As those who have been following this blog know, one of the items I track is the unemployment numbers -- specifically the involuntary underemployed. The reason I do so is that this indicator of the labor force is generally under reported. But it is an important measure - especially in the I-Cubed Economy with its very liquid and flexible labor force. Recently, Mary Daly, Bart Hobijn and Joyce Kwok of the Federal Reserve Bank of San Francisco (FRBSF) looked more closely at this indicator and others to try to forecast the direction of unemployment (see Jobless Recovery Redux?). Their findings are not optimistic:
Our analysis generally supports projections that labor market weakness will persist, but our findings offer a basis for even greater pessimism about the outlook for the labor market. Specifically, we suggest that the relatively low level of temporary layoffs and high level of involuntary part-time workers make a jobless recovery similar to the one experienced in 1992 a plausible scenario.

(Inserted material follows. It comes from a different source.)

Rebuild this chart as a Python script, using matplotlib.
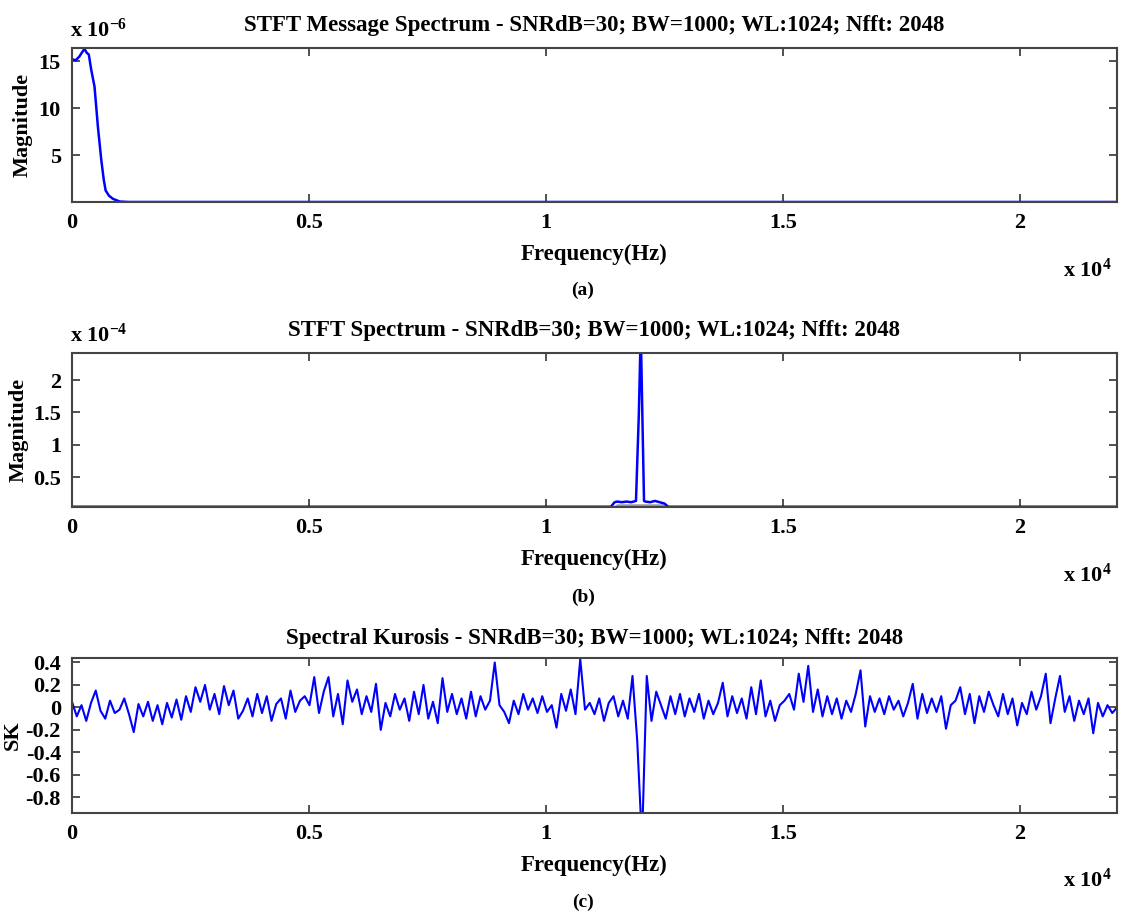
import numpy as np
import matplotlib
matplotlib.use('Agg')
import matplotlib.pyplot as plt

plt.rcParams['font.family'] = ['Liberation Serif', 'DejaVu Serif']
plt.rcParams['font.weight'] = 'bold'
plt.rcParams['mathtext.fontset'] = 'custom'
plt.rcParams['mathtext.rm'] = 'Liberation Serif:bold'
plt.rcParams['mathtext.default'] = 'rm'

fs_half = 22050

# (a) message spectrum, magnitude x 1e-6
msg_f = [0, 80, 156, 220, 263, 310, 355, 405, 475, 547, 618, 670, 710, 780, 866, 1008, 1200, 22050]
msg_mag = [15.2, 15.1, 15.5, 16.0, 16.3, 15.9, 15.7, 14.1, 12.3, 8.0, 4.5, 2.4, 1.25, 0.7, 0.36, 0.08, 0.03, 0.03]

# (b) STFT spectrum, magnitude x 1e-4
spec_f = [0, 11370, 11450, 11500, 11600, 11700, 11800, 11900, 11960, 11990, 12010, 12040, 12070, 12100,
          12200, 12300, 12400, 12500, 12580, 22050]
spec_mag = [0.04, 0.04, 0.11, 0.12, 0.11, 0.12, 0.11, 0.13, 1.46, 2.42, 2.42, 1.26, 0.13, 0.12,
            0.11, 0.13, 0.11, 0.09, 0.04, 0.04]
grey_f = [11420, 11500, 12500, 12560]
grey_mag = [0.04, 0.075, 0.075, 0.04]

# (c) spectral kurtosis, one value per 100 Hz
sk = [0.05, -0.08, 0.02, -0.12, 0.04, 0.15, -0.03, -0.10, 0.06, -0.05,
      -0.02, 0.08, -0.06, -0.22, 0.03, -0.08, 0.05, -0.12, 0.02, -0.15,
      0.04, -0.09, 0.07, -0.11, 0.10, -0.04, 0.18, 0.05, 0.20, -0.02,
      0.12, -0.06, 0.19, 0.02, 0.15, -0.10, -0.03, 0.08, -0.08, 0.12,
      -0.05, 0.10, -0.12, 0.03, 0.08, -0.10, 0.15, -0.04, 0.06, 0.10,
      0.02, 0.27, -0.05, 0.14, 0.27, -0.08, 0.12, -0.15, 0.24, 0.05,
      0.16, -0.06, 0.10, -0.04, 0.21, -0.20, 0.04, -0.08, 0.12, -0.02,
      0.08, -0.12, 0.14, -0.06, 0.20, -0.10, 0.05, -0.14, 0.26, -0.04,
      0.12, -0.06, 0.08, -0.10, 0.14, -0.08, 0.10, -0.02, 0.06, 0.40,
      0.02, -0.04, -0.14, 0.06, -0.06, 0.12, -0.02, 0.08, -0.05, 0.10,
      -0.04, 0.02, -0.18, 0.12, -0.03, 0.16, -0.06, 0.43, -0.02, 0.04,
      -0.06, 0.08, -0.12, 0.04, 0.10, -0.08, 0.06, -0.10, 0.28, -0.30,
      -1.20, 0.28, -0.12, 0.14, 0.02, -0.10, 0.10, -0.06, 0.12, -0.08,
      0.08, -0.04, 0.12, -0.10, 0.06, -0.06, 0.04, 0.22, -0.08, 0.10,
      -0.05, 0.08, -0.10, 0.18, -0.06, 0.24, -0.08, 0.06, -0.12, 0.02,
      0.06, 0.12, -0.02, 0.30, 0.05, 0.37, -0.04, 0.16, -0.08, 0.10,
      -0.06, 0.08, -0.10, 0.06, -0.04, 0.12, 0.33, -0.17, 0.10, -0.04,
      0.08, -0.06, 0.10, -0.02, 0.06, -0.08, 0.04, 0.21, -0.10, 0.12,
      -0.05, 0.08, -0.04, 0.10, -0.19, 0.02, 0.06, 0.18, -0.06, 0.12,
      -0.14, 0.10, -0.04, 0.14, 0.02, -0.08, 0.12, -0.06, 0.08, -0.16,
      0.04, -0.06, 0.14, -0.02, 0.10, 0.30, -0.14, 0.08, 0.28, -0.04,
      0.10, -0.12, 0.06, -0.06, 0.08, -0.23, 0.04, -0.08, 0.02, -0.05,
      0.0]
sk_f = np.linspace(0, fs_half, len(sk))

xticks = [0, 5000, 10000, 15000, 20000]
xlabels = ['0', '0.5', '1', '1.5', '2']
title_tail = ' - SNRdB=30; BW=1000; WL:1024; Nfft: 2048'

fig = plt.figure(figsize=(11.29, 9.22), dpi=100)
W, H = 1129.0, 922.0

def make_ax(top, bottom):
    ax = fig.add_axes([72 / W, 1 - bottom / H, (1117 - 72) / W, (bottom - top) / H])
    ax.set_xlim(0, fs_half)
    ax.set_xticks(xticks)
    ax.set_xticklabels(xlabels)
    ax.tick_params(direction='in', top=True, right=True, length=6, width=1.2,
                   labelsize=16, pad=8, color='#333333')
    for s in ax.spines.values():
        s.set_linewidth(1.5)
        s.set_color('#444444')
    ax.set_xlabel('Frequency(Hz)', fontsize=16.5, fontweight='bold', labelpad=8)
    return ax

# (a)
ax1 = make_ax(48, 202)
ax1.plot(msg_f, msg_mag, color='blue', lw=1.8)
ax1.set_ylim(0.03, 16.4)
ax1.set_yticks([5, 10, 15])
ax1.set_ylabel('Magnitude', fontsize=16, fontweight='bold', labelpad=4)
ax1.set_title('STFT Message Spectrum' + title_tail, fontsize=16.5, fontweight='bold', pad=12)

# (b)
ax2 = make_ax(353, 507)
ax2.fill_between(grey_f, 0.04, grey_mag, color='#999999')
ax2.plot(spec_f, spec_mag, color='blue', lw=1.8)
ax2.set_ylim(0.036, 2.42)
ax2.set_yticks([0.5, 1, 1.5, 2])
ax2.set_yticklabels(['0.5', '1', '1.5', '2'])
ax2.set_ylabel('Magnitude', fontsize=16, fontweight='bold', labelpad=3)
ax2.set_title('STFT Spectrum' + title_tail, fontsize=16.5, fontweight='bold', pad=12)

# (c)
ax3 = make_ax(658, 813)
ax3.plot(sk_f, sk, color='blue', lw=1.5)
ax3.set_ylim(-0.94, 0.44)
ax3.set_yticks([0.4, 0.2, 0, -0.2, -0.4, -0.6, -0.8])
ax3.set_yticklabels(['0.4', '0.2', '0', '-0.2', '-0.4', '-0.6', '-0.8'])
ax3.set_ylabel('SK', fontsize=16, fontweight='bold', labelpad=2)
ax3.set_title('Spectral Kurosis' + title_tail, fontsize=16.5, fontweight='bold', pad=10)

# exponent notes and panel captions
fig.text(70 / W, 1 - 30 / H, r'x 10$^{-6}$', fontsize=16, fontweight='bold', va='center')
fig.text(70 / W, 1 - 335 / H, r'x 10$^{-4}$', fontsize=16, fontweight='bold', va='center')
for yy in (270, 575, 880):
    fig.text(1063 / W, 1 - yy / H, r'x 10$^{4}$', fontsize=16, fontweight='bold', va='center')
for yy, lab in ((290, '(a)'), (597, '(b)'), (902, '(c)')):
    fig.text(583 / W, 1 - yy / H, lab, fontsize=14, fontweight='bold', ha='center', va='center')

fig.savefig('out.png', dpi=100)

I agree that the data resembles 1992. But I would also argue that the same pattern has existed in every recession since. And it actually pre-dates the 1992 recession. The recession of the early 1980's was the first recession of the I-Cubed Economy where workers were not placed on temporary layoff but permanently fired. Companies and workers were "downsized" rather than laid-off. Involuntary part-time work was the response of people downsized.
This was part of the switch away from the industrial economy. In the industrial economy, temporary lay-offs were the way of buffering the labor force from cyclical downturns. Workers were kept around for the next up turn -- with either union-based or government-based unemployment payments to maintain family income until the recall.
In the I-Cubed Economy, that process has disappeared. Workers have to find new jobs -- often in new industries. Cyclical downturns now lead to structural changes.
Unfortunately, after 20 years we apparently still have not learned that lesson. And our public policies -- such as unemployment insurance and worker training -- have suffered.
So, I'm not sure the FRBSF's analysis points to a slow or fast turn around in the labor market. It does point out that the labor market is different than in the past.